Skip the pictures and repeat each line of the data exactly.

--- Start of DATA EXCERPT ---

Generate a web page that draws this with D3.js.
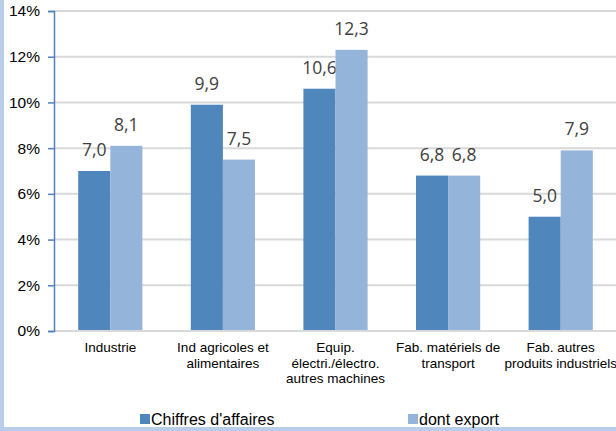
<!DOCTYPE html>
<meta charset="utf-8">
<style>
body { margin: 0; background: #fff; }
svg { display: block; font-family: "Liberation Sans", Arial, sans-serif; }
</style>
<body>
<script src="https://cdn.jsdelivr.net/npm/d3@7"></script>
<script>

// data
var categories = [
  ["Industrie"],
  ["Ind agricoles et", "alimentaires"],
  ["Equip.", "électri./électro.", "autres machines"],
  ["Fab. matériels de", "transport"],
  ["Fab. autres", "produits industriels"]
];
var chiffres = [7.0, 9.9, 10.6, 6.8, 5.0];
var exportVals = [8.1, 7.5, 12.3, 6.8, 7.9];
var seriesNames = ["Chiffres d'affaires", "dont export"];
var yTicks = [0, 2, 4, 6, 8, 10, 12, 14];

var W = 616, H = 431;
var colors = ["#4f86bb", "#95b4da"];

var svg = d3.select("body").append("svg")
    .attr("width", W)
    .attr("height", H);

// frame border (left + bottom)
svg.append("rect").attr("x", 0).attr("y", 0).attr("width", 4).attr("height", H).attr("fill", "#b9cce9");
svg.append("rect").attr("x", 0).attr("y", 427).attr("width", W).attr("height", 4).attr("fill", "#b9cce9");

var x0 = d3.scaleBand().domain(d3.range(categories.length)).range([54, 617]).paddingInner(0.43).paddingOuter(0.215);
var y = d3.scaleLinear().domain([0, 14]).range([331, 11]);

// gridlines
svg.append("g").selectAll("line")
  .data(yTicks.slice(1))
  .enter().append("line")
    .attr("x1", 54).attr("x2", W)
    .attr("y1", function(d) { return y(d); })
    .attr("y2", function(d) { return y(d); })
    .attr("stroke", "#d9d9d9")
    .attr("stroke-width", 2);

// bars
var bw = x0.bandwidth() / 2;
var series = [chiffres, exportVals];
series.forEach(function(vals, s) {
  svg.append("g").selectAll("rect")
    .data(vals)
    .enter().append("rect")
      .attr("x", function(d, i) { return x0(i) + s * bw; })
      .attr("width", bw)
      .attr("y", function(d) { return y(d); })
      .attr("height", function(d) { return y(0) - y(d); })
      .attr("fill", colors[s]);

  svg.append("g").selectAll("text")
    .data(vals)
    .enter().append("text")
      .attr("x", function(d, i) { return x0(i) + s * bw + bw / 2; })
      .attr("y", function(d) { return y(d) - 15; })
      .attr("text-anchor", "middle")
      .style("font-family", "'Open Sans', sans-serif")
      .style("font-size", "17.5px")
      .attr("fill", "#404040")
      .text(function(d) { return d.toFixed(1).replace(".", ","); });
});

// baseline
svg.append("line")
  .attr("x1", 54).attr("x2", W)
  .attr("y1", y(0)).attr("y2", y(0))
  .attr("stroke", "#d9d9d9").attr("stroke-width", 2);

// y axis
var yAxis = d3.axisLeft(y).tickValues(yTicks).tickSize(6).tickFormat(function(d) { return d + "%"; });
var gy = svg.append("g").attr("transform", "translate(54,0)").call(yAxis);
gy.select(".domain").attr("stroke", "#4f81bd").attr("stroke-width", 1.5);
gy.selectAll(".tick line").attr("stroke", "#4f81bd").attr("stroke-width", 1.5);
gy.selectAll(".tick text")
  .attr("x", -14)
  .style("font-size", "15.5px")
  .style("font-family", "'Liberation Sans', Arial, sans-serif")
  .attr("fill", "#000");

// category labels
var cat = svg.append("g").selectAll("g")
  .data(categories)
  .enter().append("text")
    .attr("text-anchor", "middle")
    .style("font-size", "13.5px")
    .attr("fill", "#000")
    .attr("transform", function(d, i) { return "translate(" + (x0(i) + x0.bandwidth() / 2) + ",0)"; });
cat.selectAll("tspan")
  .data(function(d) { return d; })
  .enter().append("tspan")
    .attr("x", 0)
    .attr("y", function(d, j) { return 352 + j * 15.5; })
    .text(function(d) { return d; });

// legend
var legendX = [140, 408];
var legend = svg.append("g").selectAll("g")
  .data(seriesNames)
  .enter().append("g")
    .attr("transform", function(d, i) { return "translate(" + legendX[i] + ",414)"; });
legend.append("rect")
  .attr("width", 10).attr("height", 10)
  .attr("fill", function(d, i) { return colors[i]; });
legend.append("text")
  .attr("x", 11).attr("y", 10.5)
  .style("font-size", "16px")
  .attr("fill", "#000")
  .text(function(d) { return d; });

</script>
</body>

--- End of DATA EXCERPT ---

| RESULT FOR THIS TASK |
Generate a web page that draws this with D3.js.
<!DOCTYPE html>
<meta charset="utf-8">
<style>
body { margin: 0; background: #fff; }
svg { display: block; font-family: "Liberation Sans", Arial, sans-serif; }
</style>
<body>
<script src="https://cdn.jsdelivr.net/npm/d3@7"></script>
<script>

// data
var categories = [
  ["Industrie"],
  ["Ind agricoles et", "alimentaires"],
  ["Equip.", "électri./électro.", "autres machines"],
  ["Fab. matériels de", "transport"],
  ["Fab. autres", "produits industriels"]
];
var chiffres = [7.0, 9.9, 10.6, 6.8, 5.0];
var exportVals = [8.1, 7.5, 12.3, 6.8, 7.9];
var seriesNames = ["Chiffres d'affaires", "dont export"];
var yTicks = [0, 2, 4, 6, 8, 10, 12, 14];

var W = 616, H = 431;
var colors = ["#4f86bb", "#95b4da"];

var svg = d3.select("body").append("svg")
    .attr("width", W)
    .attr("height", H);

// frame border (left + bottom)
svg.append("rect").attr("x", 0).attr("y", 0).attr("width", 4).attr("height", H).attr("fill", "#b9cce9");
svg.append("rect").attr("x", 0).attr("y", 427).attr("width", W).attr("height", 4).attr("fill", "#b9cce9");

var x0 = d3.scaleBand().domain(d3.range(categories.length)).range([54, 617]).paddingInner(0.43).paddingOuter(0.215);
var y = d3.scaleLinear().domain([0, 14]).range([331, 11]);

// gridlines
svg.append("g").selectAll("line")
  .data(yTicks.slice(1))
  .enter().append("line")
    .attr("x1", 54).attr("x2", W)
    .attr("y1", function(d) { return y(d); })
    .attr("y2", function(d) { return y(d); })
    .attr("stroke", "#d9d9d9")
    .attr("stroke-width", 2);

// bars
var bw = x0.bandwidth() / 2;
var series = [chiffres, exportVals];
series.forEach(function(vals, s) {
  svg.append("g").selectAll("rect")
    .data(vals)
    .enter().append("rect")
      .attr("x", function(d, i) { return x0(i) + s * bw; })
      .attr("width", bw)
      .attr("y", function(d) { return y(d); })
      .attr("height", function(d) { return y(0) - y(d); })
      .attr("fill", colors[s]);

  svg.append("g").selectAll("text")
    .data(vals)
    .enter().append("text")
      .attr("x", function(d, i) { return x0(i) + s * bw + bw / 2; })
      .attr("y", function(d) { return y(d) - 15; })
      .attr("text-anchor", "middle")
      .style("font-family", "'Open Sans', sans-serif")
      .style("font-size", "17.5px")
      .attr("fill", "#404040")
      .text(function(d) { return d.toFixed(1).replace(".", ","); });
});

// baseline
svg.append("line")
  .attr("x1", 54).attr("x2", W)
  .attr("y1", y(0)).attr("y2", y(0))
  .attr("stroke", "#d9d9d9").attr("stroke-width", 2);

// y axis
var yAxis = d3.axisLeft(y).tickValues(yTicks).tickSize(6).tickFormat(function(d) { return d + "%"; });
var gy = svg.append("g").attr("transform", "translate(54,0)").call(yAxis);
gy.select(".domain").attr("stroke", "#4f81bd").attr("stroke-width", 1.5);
gy.selectAll(".tick line").attr("stroke", "#4f81bd").attr("stroke-width", 1.5);
gy.selectAll(".tick text")
  .attr("x", -14)
  .style("font-size", "15.5px")
  .style("font-family", "'Liberation Sans', Arial, sans-serif")
  .attr("fill", "#000");

// category labels
var cat = svg.append("g").selectAll("g")
  .data(categories)
  .enter().append("text")
    .attr("text-anchor", "middle")
    .style("font-size", "13.5px")
    .attr("fill", "#000")
    .attr("transform", function(d, i) { return "translate(" + (x0(i) + x0.bandwidth() / 2) + ",0)"; });
cat.selectAll("tspan")
  .data(function(d) { return d; })
  .enter().append("tspan")
    .attr("x", 0)
    .attr("y", function(d, j) { return 352 + j * 15.5; })
    .text(function(d) { return d; });

// legend
var legendX = [140, 408];
var legend = svg.append("g").selectAll("g")
  .data(seriesNames)
  .enter().append("g")
    .attr("transform", function(d, i) { return "translate(" + legendX[i] + ",414)"; });
legend.append("rect")
  .attr("width", 10).attr("height", 10)
  .attr("fill", function(d, i) { return colors[i]; });
legend.append("text")
  .attr("x", 11).attr("y", 10.5)
  .style("font-size", "16px")
  .attr("fill", "#000")
  .text(function(d) { return d; });

</script>
</body>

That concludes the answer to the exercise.